Por eso mismo y por ese desprecio a lo público y al bien común que sitúa como principales arquetipos al Dios Mercado y el individualismo, la única manera de combatir dicha alza de precios para el entramado neoliberal, más allá del incremento de los tipos de interés y la devaluación salarial, es a través de bajadas masivas de impuestos aun sus graves repercusiones en los servicios públicos.
Más allá de su probada ineficacia para rebajar los precios, si acaso de manera puntual, los resultados previsibles de una ineficiente praxis fiscal son sobradamente conocidos como vimos durante la crisis económica, sobre todo en momentos tan difíciles como entonces y como ahora donde además se hacen más necesarios los servicios que han de prestar las instituciones.
De ahí la situación de inestabilidad actual.
¿Cómo afecta la inflación a los diferentes países? Evidentemente de forma directamente proporcional a la del resto de los indicadores económicos y sociales más importantes
En el caso de España, un país medio con deficiencias estructurales que se pierden en la profundidad de los tiempos y a las que tímidamente se ponen remedio sus efectos se notará en mayor medida que a los países históricamente más avanzados social e industrialmente.
Y así sucesivamente.
El papel de la política
La política se debate entre el intervencionismo de antaño, limitando los precios en las cuestiones más perentorias –lo que ese mismo entramado considera una aberración-, parcheando las mismas con escasos resultados –como es el caso de las bonificaciones a los precios de los combustibles-, o mediante las consabidas subidas de intereses y la congelación de los salarios.

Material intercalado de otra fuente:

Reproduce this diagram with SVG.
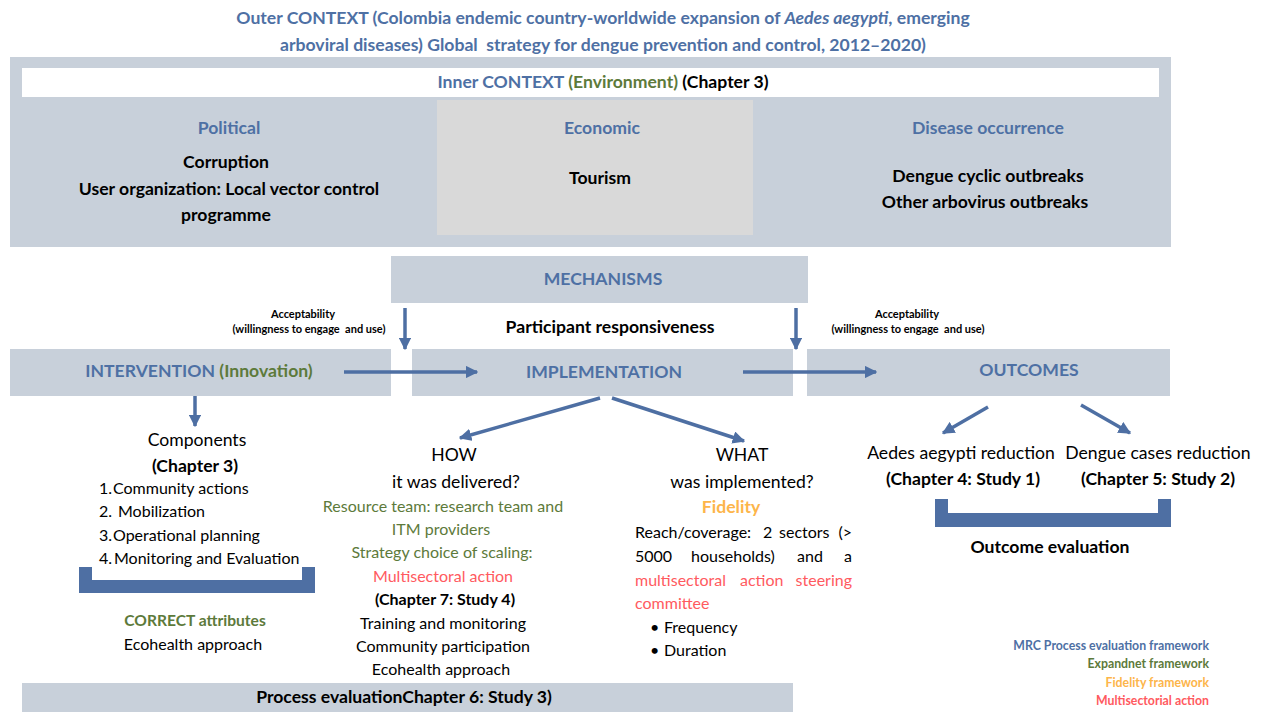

La realidad es que mientras esos endemoniados mercados de la especulación sigan actuando a sus anchas y sin control alguno la ciudadanía quedará a merced de los mismos, la desigualdad seguirá en aumento y, una vez más, será el pueblo el que acabe pagando los platos rotos de tanto desatino.
Lo peor, que una vez descartado el sentido del bien común por parte del establishment será cada vez más difícil encarrilar el camino y con la persistente amenaza del cambio climático de por medio se acorta el tiempo disponible para salir del endiablado atolladero al que nos ha llevado esa manera tan egoísta de concebir el marco social.
Como si las élites, en su visión más delirante del cortoplacismo, no fueran a sufrir las consecuencias del mismo.